STATED PROBLEM:
Copy out all lines where "React" appears.

##############################

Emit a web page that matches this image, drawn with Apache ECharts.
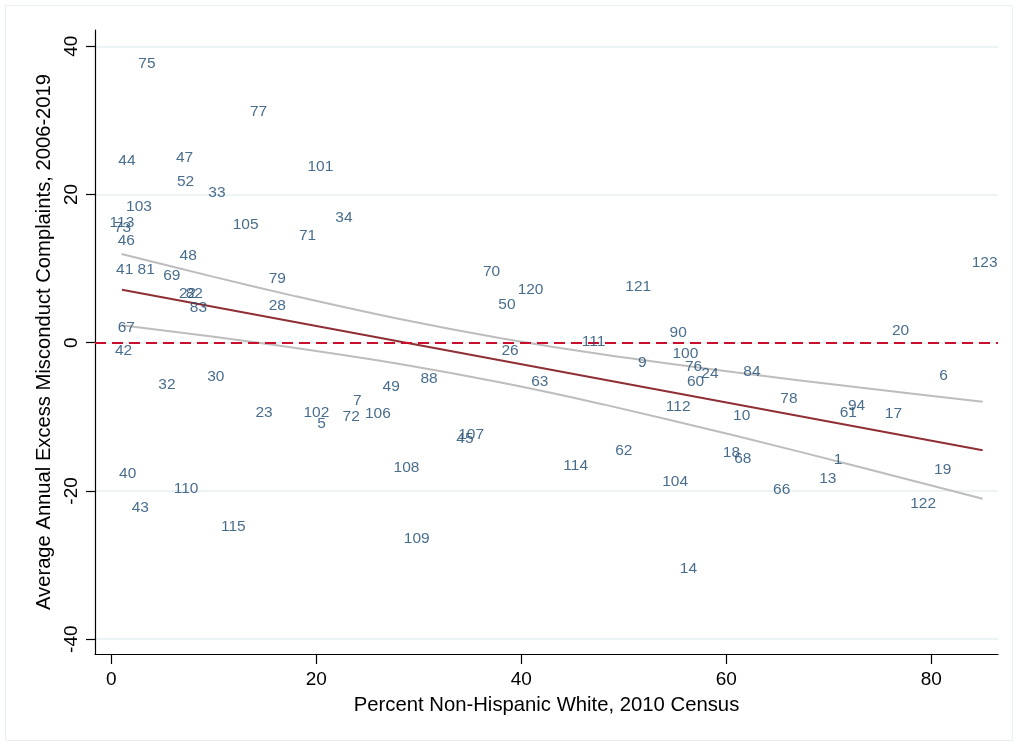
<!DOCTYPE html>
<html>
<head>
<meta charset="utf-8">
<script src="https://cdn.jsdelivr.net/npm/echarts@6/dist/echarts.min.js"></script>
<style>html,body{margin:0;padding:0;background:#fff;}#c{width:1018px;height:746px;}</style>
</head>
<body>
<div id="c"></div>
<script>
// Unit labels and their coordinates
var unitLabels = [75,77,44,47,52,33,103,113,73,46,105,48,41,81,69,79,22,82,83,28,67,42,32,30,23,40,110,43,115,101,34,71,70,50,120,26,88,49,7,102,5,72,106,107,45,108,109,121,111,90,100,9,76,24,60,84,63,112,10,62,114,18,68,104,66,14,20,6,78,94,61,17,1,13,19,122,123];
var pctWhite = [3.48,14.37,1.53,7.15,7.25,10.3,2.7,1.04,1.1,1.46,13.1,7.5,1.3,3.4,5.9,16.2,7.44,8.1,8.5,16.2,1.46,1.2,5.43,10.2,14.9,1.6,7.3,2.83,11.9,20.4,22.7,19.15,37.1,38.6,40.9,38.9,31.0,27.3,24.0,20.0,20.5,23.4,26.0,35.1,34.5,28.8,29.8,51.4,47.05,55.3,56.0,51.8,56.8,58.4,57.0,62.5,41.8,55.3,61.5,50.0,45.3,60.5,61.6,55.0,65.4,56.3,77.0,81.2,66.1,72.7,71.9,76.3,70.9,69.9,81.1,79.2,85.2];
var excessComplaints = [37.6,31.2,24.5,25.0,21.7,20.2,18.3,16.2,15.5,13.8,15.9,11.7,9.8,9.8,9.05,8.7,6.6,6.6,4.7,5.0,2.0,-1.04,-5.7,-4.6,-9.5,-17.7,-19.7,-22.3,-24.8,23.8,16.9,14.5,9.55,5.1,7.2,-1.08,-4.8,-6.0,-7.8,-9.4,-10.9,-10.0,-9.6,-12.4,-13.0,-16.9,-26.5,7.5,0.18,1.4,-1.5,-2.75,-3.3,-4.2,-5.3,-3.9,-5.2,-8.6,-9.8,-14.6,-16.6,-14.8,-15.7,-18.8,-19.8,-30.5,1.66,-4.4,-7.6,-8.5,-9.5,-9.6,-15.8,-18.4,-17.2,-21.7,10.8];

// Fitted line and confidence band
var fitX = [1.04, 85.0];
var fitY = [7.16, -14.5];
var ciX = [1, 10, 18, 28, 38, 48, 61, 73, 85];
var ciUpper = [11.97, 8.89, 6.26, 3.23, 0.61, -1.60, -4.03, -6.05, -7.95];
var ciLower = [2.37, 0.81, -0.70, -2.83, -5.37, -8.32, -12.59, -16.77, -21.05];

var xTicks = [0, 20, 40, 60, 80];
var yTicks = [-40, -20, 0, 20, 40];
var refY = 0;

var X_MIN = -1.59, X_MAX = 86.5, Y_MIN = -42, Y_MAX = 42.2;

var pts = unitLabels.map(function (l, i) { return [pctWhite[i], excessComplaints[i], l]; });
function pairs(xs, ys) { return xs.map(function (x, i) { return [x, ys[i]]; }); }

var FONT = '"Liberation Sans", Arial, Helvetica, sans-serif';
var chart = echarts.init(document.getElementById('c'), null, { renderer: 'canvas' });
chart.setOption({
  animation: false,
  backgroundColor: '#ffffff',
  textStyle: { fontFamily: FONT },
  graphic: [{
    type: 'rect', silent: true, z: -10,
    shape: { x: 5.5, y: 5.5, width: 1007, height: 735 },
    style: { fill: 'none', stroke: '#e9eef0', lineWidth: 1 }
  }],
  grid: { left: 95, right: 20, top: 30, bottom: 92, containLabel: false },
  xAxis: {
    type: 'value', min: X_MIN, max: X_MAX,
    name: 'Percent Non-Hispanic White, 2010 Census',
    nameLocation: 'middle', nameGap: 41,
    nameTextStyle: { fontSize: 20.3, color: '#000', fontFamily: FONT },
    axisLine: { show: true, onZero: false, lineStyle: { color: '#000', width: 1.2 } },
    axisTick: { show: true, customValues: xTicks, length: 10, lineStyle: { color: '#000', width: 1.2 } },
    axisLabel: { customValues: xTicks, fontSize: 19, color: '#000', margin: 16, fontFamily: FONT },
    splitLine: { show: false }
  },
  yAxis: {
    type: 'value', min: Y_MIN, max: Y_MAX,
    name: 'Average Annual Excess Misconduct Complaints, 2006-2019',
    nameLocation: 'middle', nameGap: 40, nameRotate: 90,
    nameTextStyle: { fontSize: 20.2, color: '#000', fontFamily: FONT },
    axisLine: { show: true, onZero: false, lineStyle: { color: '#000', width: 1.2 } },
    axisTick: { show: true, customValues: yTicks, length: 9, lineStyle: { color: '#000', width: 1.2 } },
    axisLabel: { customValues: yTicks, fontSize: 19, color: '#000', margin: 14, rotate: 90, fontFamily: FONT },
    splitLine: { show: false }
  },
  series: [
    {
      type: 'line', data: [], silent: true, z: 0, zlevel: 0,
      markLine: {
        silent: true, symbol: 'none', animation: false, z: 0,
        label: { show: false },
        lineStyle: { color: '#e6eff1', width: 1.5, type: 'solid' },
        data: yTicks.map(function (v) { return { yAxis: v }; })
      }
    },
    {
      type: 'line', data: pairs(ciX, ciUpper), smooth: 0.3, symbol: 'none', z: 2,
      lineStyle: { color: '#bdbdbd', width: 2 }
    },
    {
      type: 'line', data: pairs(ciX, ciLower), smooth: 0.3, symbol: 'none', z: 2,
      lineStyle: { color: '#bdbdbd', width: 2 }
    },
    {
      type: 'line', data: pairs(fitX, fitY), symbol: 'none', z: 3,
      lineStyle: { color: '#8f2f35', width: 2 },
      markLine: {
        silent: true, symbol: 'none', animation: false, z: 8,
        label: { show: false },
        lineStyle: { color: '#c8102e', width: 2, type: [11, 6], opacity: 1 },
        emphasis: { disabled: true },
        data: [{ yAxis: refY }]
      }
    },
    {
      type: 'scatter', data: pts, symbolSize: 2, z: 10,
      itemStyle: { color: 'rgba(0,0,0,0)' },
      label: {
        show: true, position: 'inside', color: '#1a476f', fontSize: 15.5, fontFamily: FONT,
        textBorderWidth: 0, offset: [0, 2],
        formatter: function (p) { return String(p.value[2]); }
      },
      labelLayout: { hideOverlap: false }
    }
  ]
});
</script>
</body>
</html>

##############################

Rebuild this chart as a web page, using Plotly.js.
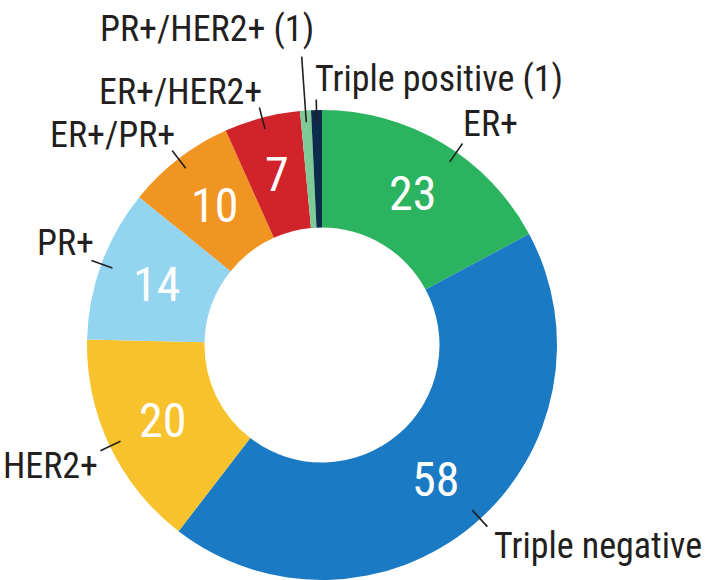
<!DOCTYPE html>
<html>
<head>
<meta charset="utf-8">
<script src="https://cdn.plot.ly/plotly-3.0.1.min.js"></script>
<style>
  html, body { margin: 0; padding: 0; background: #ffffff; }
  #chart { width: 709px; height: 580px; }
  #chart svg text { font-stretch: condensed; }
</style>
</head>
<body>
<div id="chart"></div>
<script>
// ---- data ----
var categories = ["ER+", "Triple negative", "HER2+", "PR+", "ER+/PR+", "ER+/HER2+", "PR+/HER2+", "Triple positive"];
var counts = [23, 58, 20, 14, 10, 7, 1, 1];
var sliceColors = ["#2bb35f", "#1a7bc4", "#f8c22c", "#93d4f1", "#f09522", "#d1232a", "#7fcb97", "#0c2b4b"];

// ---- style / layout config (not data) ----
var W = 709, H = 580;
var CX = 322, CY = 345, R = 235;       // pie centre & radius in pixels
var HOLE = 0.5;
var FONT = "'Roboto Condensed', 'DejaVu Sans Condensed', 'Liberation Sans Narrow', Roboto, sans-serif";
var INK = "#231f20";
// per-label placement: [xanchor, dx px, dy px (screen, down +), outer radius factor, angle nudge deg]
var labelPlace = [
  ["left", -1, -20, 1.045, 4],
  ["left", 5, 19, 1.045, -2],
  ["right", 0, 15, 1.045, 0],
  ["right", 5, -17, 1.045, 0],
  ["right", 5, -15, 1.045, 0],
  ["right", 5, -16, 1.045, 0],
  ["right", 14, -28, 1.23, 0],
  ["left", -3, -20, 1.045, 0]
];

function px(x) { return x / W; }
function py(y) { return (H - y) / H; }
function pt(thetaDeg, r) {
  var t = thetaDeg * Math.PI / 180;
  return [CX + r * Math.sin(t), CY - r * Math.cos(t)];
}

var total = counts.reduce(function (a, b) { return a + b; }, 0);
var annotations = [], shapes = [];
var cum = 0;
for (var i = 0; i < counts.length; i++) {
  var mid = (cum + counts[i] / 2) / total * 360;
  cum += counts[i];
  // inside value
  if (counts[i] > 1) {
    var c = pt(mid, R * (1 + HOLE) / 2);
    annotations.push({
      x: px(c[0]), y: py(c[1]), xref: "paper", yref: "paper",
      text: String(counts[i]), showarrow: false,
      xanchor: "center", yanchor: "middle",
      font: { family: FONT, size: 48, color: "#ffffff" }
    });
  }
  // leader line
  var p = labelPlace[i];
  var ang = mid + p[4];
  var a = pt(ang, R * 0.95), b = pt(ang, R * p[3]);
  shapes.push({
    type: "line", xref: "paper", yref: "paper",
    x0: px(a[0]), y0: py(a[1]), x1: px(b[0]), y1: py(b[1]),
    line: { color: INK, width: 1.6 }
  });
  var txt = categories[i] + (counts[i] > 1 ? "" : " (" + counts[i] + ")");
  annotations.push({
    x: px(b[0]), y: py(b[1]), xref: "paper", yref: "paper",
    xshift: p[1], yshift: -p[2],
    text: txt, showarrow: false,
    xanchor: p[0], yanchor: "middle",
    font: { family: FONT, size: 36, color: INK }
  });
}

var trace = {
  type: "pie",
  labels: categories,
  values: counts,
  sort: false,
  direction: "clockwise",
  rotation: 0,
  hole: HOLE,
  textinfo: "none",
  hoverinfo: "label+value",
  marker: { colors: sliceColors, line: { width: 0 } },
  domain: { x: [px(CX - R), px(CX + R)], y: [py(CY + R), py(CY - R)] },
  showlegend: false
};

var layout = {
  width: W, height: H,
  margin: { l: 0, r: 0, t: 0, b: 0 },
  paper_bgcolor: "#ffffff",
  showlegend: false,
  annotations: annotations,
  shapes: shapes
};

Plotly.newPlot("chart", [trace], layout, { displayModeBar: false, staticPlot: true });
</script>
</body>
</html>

##############################

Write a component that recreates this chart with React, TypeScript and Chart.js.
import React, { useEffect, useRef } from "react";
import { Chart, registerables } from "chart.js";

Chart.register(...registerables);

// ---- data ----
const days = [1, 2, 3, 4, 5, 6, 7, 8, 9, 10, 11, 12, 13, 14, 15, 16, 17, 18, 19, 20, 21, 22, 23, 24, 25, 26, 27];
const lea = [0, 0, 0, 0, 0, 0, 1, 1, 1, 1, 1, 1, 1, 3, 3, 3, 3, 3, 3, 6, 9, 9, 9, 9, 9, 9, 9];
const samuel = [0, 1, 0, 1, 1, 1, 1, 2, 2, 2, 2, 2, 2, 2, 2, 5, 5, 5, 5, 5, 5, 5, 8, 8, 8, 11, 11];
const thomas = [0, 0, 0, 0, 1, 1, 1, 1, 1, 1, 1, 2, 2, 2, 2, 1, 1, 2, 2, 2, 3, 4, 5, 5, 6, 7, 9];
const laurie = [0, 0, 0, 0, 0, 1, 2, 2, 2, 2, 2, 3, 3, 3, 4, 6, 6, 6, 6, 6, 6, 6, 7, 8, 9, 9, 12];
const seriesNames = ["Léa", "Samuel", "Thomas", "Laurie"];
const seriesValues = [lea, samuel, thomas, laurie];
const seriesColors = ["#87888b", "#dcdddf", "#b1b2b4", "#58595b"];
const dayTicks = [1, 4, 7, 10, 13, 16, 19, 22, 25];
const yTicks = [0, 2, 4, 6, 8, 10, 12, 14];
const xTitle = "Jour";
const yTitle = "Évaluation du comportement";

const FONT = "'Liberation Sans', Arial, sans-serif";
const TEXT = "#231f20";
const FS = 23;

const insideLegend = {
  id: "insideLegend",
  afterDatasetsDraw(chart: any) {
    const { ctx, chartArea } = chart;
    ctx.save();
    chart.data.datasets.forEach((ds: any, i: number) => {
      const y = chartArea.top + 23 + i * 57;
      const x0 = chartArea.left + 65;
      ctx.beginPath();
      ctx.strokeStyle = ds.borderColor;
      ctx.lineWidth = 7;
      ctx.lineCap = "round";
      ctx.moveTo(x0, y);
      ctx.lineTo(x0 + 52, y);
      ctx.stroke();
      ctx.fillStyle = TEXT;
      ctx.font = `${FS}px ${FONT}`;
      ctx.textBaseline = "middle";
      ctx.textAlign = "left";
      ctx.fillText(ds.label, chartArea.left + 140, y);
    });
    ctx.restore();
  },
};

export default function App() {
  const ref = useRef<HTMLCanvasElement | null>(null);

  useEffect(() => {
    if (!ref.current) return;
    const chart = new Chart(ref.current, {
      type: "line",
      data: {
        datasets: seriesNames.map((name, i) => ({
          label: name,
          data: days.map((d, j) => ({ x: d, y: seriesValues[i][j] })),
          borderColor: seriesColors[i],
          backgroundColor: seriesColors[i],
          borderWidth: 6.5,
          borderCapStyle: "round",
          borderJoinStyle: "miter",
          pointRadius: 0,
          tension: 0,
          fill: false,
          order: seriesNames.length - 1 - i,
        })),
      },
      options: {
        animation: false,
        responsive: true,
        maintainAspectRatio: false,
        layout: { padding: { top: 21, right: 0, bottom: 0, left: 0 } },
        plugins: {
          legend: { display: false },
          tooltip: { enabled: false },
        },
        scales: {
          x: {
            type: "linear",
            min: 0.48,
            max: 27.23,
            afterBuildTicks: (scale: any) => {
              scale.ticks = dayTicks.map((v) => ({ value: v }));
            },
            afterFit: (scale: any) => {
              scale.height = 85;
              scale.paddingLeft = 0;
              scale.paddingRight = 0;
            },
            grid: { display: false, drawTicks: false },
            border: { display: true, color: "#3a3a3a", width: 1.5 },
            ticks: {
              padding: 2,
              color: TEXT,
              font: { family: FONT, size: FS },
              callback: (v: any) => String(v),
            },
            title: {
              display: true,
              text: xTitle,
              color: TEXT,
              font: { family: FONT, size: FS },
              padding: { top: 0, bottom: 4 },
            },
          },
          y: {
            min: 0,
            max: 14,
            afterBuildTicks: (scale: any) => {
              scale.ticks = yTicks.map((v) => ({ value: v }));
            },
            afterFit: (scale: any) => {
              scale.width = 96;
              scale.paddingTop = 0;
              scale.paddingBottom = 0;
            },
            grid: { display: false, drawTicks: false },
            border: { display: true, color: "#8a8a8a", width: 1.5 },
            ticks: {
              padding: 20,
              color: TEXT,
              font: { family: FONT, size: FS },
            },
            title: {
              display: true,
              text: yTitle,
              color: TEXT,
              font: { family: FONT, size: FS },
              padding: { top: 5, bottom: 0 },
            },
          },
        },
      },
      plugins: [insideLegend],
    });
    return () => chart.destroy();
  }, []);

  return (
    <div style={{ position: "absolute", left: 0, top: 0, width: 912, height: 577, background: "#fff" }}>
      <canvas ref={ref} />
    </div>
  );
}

##############################

RESULT OF THIS EXERCISE:
Write a component that recreates this chart with React, TypeScript and Chart.js.
import React, { useEffect, useRef } from "react";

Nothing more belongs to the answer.